All Leisure Group chairman Roger Allard told an Institute of Travel and Tourism dinner: “The value of the pound has dropped so much we need double-digit increases in prices next year and there is no way the market can take that.
“Next year will be worse than 2009. Holidays have to go up in price so, by definition, demand will go down. We have to cut costs.”
Allard was called in by the Civil Aviation Authority to oversee repatriation of 85,000 holidaymakers when XL Leisure Group collapsed – the biggest passenger rescue in the history of the UK trade.
Speaking at a dinner in the House of Commons, Allard said of the XL collapse: “I got a call from the CAA on the Tuesday and we went to the High Court on the Thursday. The bankers had had enough. There was no budget, no planning. The phones at the CAA were not even connected. We were lucky to get away with it in the circumstances.”
The rescue proved a triumph, but the cost of the operation - and of refunding up to 80,000 advance bookings – threatens to exhaust the Air Travel Trust fund that underwrites financial protection for package holidaymakers.
The Department for Transport has angered the industry by indicating it intends to increase the financial-protection levy on holiday bookings – the £1 ATOL Protection Contribution – to cover the shortfall in funds
However, Allard defended the current system of protection and divorced himself from demands that the levy be extended to all flights from the UK.
“We want to protect our customers,” he said. “Anyone who pays up front for a flight, or ferry, and something else should be protected. But we are going to get just aircraft seats protected – not until a major airline goes bust.”
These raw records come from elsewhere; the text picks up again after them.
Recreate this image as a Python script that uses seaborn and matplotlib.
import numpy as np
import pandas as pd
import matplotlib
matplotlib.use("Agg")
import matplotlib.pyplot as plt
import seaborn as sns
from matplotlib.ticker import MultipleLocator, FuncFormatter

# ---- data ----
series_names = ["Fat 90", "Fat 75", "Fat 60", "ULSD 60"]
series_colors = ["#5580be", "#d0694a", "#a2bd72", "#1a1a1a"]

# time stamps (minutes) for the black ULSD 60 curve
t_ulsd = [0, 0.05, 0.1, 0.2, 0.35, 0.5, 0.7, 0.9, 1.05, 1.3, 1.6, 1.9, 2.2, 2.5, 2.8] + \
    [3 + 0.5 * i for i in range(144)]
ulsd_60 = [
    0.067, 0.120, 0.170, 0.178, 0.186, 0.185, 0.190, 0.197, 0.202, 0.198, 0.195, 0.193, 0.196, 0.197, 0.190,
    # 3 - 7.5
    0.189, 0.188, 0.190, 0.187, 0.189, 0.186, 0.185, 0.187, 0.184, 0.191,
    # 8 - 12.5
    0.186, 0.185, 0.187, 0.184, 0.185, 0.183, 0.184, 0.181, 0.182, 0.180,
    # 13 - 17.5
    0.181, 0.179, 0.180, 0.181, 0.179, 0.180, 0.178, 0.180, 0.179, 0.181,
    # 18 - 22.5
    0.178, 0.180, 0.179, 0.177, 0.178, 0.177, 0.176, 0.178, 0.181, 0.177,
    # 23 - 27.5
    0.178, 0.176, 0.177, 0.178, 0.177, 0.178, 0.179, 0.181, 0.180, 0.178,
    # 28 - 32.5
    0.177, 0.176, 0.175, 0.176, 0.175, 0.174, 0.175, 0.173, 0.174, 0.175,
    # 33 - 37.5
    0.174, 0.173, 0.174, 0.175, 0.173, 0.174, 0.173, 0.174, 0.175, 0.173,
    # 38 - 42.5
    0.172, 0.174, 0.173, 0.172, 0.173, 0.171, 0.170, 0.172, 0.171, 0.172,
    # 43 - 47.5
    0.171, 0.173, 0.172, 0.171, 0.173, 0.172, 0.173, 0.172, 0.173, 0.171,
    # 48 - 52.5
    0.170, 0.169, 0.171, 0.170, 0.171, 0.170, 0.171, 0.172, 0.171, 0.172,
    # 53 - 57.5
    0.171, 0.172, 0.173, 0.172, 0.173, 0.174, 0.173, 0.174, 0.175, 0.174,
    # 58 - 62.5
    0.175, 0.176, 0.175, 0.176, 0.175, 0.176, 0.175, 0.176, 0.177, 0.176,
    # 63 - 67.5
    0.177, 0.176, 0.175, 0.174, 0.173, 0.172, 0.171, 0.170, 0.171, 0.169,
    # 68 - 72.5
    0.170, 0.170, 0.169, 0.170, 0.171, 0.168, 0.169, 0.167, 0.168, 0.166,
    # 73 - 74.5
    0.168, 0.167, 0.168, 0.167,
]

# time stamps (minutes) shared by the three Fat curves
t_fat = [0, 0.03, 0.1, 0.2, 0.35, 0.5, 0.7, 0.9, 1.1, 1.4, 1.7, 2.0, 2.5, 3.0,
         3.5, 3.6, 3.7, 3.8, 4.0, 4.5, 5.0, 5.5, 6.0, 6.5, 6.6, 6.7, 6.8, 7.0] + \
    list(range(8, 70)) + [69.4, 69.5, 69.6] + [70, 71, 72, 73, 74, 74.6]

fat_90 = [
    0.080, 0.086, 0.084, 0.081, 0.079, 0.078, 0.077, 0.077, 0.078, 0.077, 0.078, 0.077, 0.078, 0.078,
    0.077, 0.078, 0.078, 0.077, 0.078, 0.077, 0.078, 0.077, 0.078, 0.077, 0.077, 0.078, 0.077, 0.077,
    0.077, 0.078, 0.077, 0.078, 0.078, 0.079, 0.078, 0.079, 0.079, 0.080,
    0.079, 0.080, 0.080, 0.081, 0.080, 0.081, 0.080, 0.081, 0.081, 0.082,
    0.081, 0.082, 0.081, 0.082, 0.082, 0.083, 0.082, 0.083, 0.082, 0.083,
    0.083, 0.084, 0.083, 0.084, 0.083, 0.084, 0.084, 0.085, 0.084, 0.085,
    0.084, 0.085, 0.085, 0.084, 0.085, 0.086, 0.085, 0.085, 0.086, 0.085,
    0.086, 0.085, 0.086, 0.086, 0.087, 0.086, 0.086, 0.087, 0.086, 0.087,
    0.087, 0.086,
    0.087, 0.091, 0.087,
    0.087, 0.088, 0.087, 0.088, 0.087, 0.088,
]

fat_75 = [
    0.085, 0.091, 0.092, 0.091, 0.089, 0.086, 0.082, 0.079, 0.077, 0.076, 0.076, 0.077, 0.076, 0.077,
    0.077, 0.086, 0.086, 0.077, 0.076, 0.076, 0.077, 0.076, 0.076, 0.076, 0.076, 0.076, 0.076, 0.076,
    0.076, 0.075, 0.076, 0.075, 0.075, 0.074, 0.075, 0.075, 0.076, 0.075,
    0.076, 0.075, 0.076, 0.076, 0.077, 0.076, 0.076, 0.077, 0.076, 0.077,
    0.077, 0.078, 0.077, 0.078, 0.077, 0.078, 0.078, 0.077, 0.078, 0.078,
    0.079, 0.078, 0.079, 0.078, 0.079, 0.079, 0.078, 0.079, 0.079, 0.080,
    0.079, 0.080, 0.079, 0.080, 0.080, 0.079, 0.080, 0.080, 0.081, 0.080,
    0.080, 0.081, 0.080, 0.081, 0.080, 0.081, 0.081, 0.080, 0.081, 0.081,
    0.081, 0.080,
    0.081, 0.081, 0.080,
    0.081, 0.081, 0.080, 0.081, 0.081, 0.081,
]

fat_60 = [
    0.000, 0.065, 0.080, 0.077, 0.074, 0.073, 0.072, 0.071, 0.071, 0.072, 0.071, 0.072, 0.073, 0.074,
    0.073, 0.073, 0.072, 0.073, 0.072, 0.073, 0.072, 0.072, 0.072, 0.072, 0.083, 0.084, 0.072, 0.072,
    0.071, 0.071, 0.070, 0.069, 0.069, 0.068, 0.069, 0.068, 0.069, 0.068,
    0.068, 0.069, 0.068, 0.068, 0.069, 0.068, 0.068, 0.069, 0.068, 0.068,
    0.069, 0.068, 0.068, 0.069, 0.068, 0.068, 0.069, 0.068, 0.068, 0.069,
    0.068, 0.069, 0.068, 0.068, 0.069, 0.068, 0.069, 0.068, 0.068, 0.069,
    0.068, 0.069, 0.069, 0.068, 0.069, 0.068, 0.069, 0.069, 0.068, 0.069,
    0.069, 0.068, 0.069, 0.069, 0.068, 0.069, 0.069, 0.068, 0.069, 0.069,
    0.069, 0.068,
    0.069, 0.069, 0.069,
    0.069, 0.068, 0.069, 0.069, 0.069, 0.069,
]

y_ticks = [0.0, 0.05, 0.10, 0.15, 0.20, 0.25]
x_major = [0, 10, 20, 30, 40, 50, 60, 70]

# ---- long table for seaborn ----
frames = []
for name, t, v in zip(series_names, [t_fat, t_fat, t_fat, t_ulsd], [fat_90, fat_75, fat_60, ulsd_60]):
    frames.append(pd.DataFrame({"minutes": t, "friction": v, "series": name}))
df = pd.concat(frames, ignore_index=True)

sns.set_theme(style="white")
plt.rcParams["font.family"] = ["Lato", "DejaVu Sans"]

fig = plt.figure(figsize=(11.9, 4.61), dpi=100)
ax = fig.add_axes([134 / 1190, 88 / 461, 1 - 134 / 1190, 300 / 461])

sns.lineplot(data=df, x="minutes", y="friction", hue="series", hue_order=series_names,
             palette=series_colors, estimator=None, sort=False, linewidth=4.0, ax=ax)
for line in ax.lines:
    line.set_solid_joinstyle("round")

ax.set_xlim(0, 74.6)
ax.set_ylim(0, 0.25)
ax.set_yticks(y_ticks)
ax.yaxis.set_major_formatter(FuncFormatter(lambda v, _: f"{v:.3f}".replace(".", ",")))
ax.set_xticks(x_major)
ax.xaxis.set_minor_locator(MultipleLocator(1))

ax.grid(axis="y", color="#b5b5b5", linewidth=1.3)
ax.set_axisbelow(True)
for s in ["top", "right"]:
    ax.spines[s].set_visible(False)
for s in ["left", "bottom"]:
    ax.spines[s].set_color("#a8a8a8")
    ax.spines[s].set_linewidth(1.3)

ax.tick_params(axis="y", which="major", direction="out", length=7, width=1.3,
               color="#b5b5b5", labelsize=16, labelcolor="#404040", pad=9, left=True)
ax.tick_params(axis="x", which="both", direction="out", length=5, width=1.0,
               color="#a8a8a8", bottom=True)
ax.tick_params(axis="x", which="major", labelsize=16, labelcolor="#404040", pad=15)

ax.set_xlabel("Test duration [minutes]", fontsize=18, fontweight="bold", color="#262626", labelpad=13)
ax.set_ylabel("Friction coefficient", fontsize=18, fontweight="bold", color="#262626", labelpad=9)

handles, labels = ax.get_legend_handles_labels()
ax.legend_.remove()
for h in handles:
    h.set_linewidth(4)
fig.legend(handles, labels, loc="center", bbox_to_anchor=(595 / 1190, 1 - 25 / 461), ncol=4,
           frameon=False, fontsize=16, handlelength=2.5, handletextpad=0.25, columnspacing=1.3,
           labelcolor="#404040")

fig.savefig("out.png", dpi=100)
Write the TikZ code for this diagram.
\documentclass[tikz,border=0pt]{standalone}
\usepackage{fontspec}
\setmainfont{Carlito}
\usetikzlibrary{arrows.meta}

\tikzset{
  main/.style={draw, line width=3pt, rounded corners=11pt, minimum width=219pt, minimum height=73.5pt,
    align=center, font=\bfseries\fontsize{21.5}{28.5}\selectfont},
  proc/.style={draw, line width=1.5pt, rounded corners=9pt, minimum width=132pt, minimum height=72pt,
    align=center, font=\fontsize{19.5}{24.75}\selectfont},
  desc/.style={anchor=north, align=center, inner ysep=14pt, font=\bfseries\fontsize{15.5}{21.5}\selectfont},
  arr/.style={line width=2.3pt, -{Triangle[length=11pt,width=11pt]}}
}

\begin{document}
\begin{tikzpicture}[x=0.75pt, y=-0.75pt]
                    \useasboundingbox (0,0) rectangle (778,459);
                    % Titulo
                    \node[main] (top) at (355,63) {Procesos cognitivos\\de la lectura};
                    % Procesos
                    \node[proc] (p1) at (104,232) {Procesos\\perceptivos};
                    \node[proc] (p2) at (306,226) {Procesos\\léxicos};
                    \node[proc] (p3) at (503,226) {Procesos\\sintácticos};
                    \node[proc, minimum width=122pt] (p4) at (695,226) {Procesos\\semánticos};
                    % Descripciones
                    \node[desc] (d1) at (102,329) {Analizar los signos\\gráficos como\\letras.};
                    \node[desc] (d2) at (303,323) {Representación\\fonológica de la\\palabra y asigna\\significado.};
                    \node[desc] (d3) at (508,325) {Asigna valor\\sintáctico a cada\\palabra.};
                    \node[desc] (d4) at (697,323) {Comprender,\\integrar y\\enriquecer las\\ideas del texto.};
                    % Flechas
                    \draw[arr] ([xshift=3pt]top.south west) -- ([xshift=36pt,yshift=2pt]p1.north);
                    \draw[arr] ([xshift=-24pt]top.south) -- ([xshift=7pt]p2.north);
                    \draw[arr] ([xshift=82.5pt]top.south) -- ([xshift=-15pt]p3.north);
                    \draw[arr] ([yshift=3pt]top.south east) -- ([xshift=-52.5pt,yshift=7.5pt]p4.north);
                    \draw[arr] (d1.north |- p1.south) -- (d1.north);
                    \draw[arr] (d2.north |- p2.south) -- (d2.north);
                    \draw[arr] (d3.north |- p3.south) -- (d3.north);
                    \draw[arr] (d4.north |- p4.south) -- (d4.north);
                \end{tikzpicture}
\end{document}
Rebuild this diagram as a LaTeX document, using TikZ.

The CAA is poised to launch a six-week consultation on increasing the levy, with trade association ABTA lobbying hard for an alternative proposal of widening the scheme.
Allard said further company failures were inevitable, but suggested they would benefit the industry by cutting capacity.
“There will be mergers and failures. The industry is going to end in totally different shape to now. But we cannot continue at the same size we are,” he said.